Directed by: Jesse Dylan
Written by: Adam Herz
Starring: Jason Biggs, Alyson Hannigan, January Jones, Thomas Ian Nicholas, Seann William Scott
With college behind them and real adulthood on the horizon, the wedding of Jim and Michelle brings all of the raunch that has made this franchise famous. However, with the nudity and the plethora of penis jokes, American Wedding supplies what I never thought these films would provide, an actual character arc for Steve Stifler.
After proposing to Michelle (Alyson Hannigan), Jim (Jason Biggs) must prepare for a wedding that involves impressing his bride-to-be’s parents and figuring out how to prevent Stifler (Seann William Scott) from ruining it all.
From the very beginning to the touching final sequence, American Wedding serves as a conclusion of the story that began in 1999 with American Pie. Not only did it end it all nicely, but it also did so by being the best film in the entire series. Despite having the typical gags that this franchise typically offers, it appears that it actually tried to be a movie and hey, it worked. It achieved a level of quality that the others could not and did so by focusing on my least favorite character of the first two films.
Steve Stifler served the purpose of being the terrible person that causes all of the trouble in the first two films. He had no real character substance and I got very tired of his antics. In American Wedding, they made all of the other nonsense worth it. After finishing the film, it felt like the story belonged to him more than it did for Jim or Michelle even if the plot surrounded their nuptials. What made his character work in the film came from the hilarious gaffe of making him act like his polar opposite in order to impress a girl. Something that may be gimmicky but it had great results in the actual narrative. Having him pretend to be some preppy guy produced so many funny moments and much of the credit must go to Seann William Scott. He’s always had my appreciation for his role in one of my biggest guilty pleasures, Bulletproof Monk. I thought he would be able to bring more to this role and the better writing he received in this film proved just that.

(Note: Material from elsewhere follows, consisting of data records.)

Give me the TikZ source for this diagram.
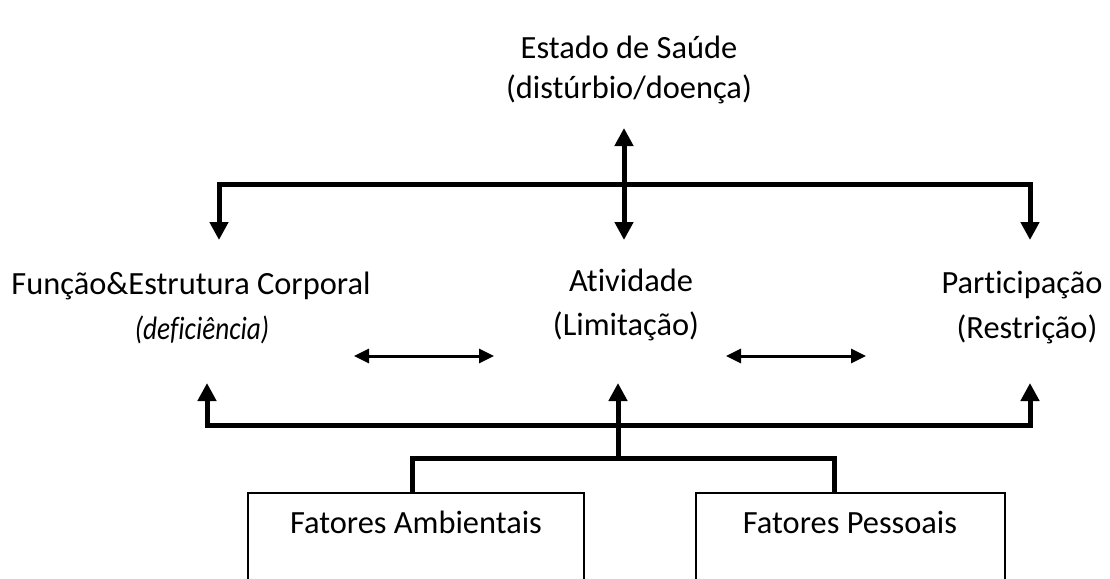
\documentclass[tikz,border=0pt]{standalone}
\usepackage{fontspec}
\setmainfont{Carlito}[Ligatures=CommonOff]
\usetikzlibrary{arrows.meta}

\tikzset{
  txt/.style={font=\fontsize{16.2}{19}\selectfont, anchor=base, inner sep=0pt},
  bar/.style={line width=2.5pt, line join=miter},
  bigtip/.style={-{Triangle[length=9pt,width=9pt]}},
  bigtips/.style={{Triangle[length=9pt,width=9pt]}-{Triangle[length=9pt,width=9pt]}},
  smalltips/.style={line width=1.5pt, {Triangle[length=7.5pt,width=7pt]}-{Triangle[length=7.5pt,width=7pt]}},
  fbox/.style={draw, line width=1pt, anchor=north, minimum height=60pt, inner sep=0pt}
}

\begin{document}
\begin{tikzpicture}[x=0.5pt,y=-0.5pt]
                \path[use as bounding box, clip] (0,0) rectangle (1110,579);
                % textos
                \node[txt] (estado) at (629,58) {Estado de Saúde};
                \node[txt] (disturbio) at (629,98) {(distúrbio/doença)};
                \node[txt] (funcao) at (191,294) {Função\&Estrutura Corporal};
                \node[txt] (deficiencia) at (202,339) {\scalebox{0.84}[1]{\itshape (deficiência)}};
                \node[txt] (atividade) at (631,291) {Atividade};
                \node[txt] (limitacao) at (626,335) {(Limitação)};
                \node[txt] (participacao) at (1022,293) {Participação};
                \node[txt] (restricao) at (1027,338) {(Restrição)};
                \node[fbox, minimum width=168pt] (ambbox) at (416,492) {};
                \node[fbox, minimum width=154.5pt] (pessbox) at (850.5,492) {};
                \node[txt] (ambientais) at (416,533) {Fatores Ambientais};
                \node[txt] (pessoais) at (850,533) {Fatores Pessoais};
                % pontos
                \coordinate (saudeb) at (624,128);
                \coordinate (ativt) at (624,240);
                \coordinate (funct) at (219,240);
                \coordinate (partt) at (1030,240);
                \coordinate (funcb) at (207,383);
                \coordinate (ativb) at (618,383);
                \coordinate (partb) at (1030,383);
                \coordinate (juncao) at (618,458);
                \coordinate (ambcon) at (412,492);
                \coordinate (pesscon) at (834,492);
                % ligacoes
                \draw[bar, bigtips] (saudeb) -- (ativt);
                \draw[bar, bigtips] (funct) -- (funct |- 0,184) -- (partt |- 0,184) -- (partt);
                \draw[bar, bigtips] (funcb) -- (funcb |- 0,425) -- (partb |- 0,425) -- (partb);
                \draw[bar, bigtip] (juncao) -- (ativb);
                \draw[bar] (ambcon) |- (juncao) -| (pesscon);
                \draw[smalltips] (354,356) coordinate (e1) -- (494,356) coordinate (e2);
                \draw[smalltips] (726,356) coordinate (e3) -- (866,356) coordinate (e4);
            \end{tikzpicture}
\end{document}
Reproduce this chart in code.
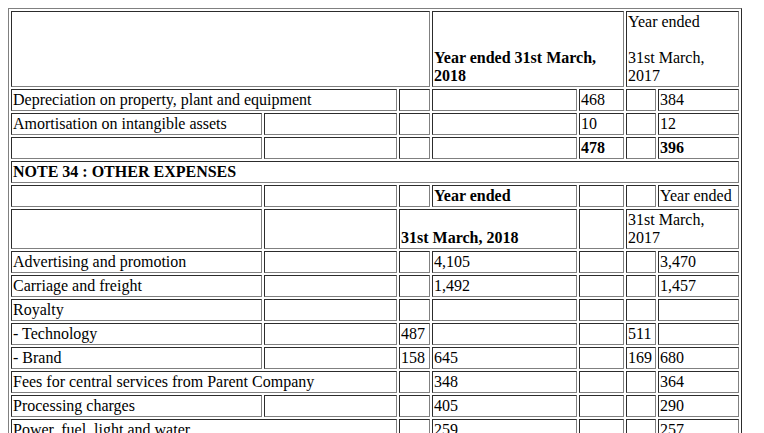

Other characters certainly took a backseat in this one because there can only be so much shared screen time for a film series that knows it can quickly overstay its welcome. One that suffers the most is Kevin Myers (Thomas Ian Nicholas), who simply exists in the film because his arc closed successfully in the previous movie. Chris Klien’s presence as Oz was certainly missed by me but it makes sense seeing as he had nothing to do even in the second installment of the trilogy. Eugene Levy brought his usual comedic genius through the awkward conversations but he got some of the more sentimental moments especially towards the end as well.
Jason Biggs and Alyson Hannigan provided their usual flavor of comedy but the introduction of January Jones as Michelle’s little sister came as a welcome surprise. She brought the typical charm she brings to any of her roles even if the character symbolized a basic plot device whose only purpose derives from making Stifler a better person. Additionally, having Fred Willard and Deborah Rush as Michelle’s parents certainly added some fun, especially when it came to the dinner scene that went horrifically wrong.
Surprisingly enough American Wedding had the best comedic moments of the franchise as well. Whether it be from the gay club that Stifler needs to dance his way out of or the stripper sequence at Jim’s house, the comedy landed better than ever before. I found myself actually laughing out loud at parts instead of just cringing at the gross-out humor typically employed in these movies. It took them a bit to lock it down but when they hit their stride, it kept galloping towards the end.
Originally billed as the finale of the franchise before the spin-offs and the reunion nearly a decade later, American Wedding wraps up a nice bow on the experiences of Jim and his friends. The film begins after their graduation from college and it ushers them into a new era into their lives. Even with the juvenile jokes injected into the story because it must uphold the brand, it provided moments that allow you to see how these characters have grown. Even with Jim being perpetually awkward and clumsy or Stifler always being a sexual deviant, life has hit them with the realization that they need to step up. It concludes the trilogy of Stifler ingesting unsavory body fluids, but also one that displays growth.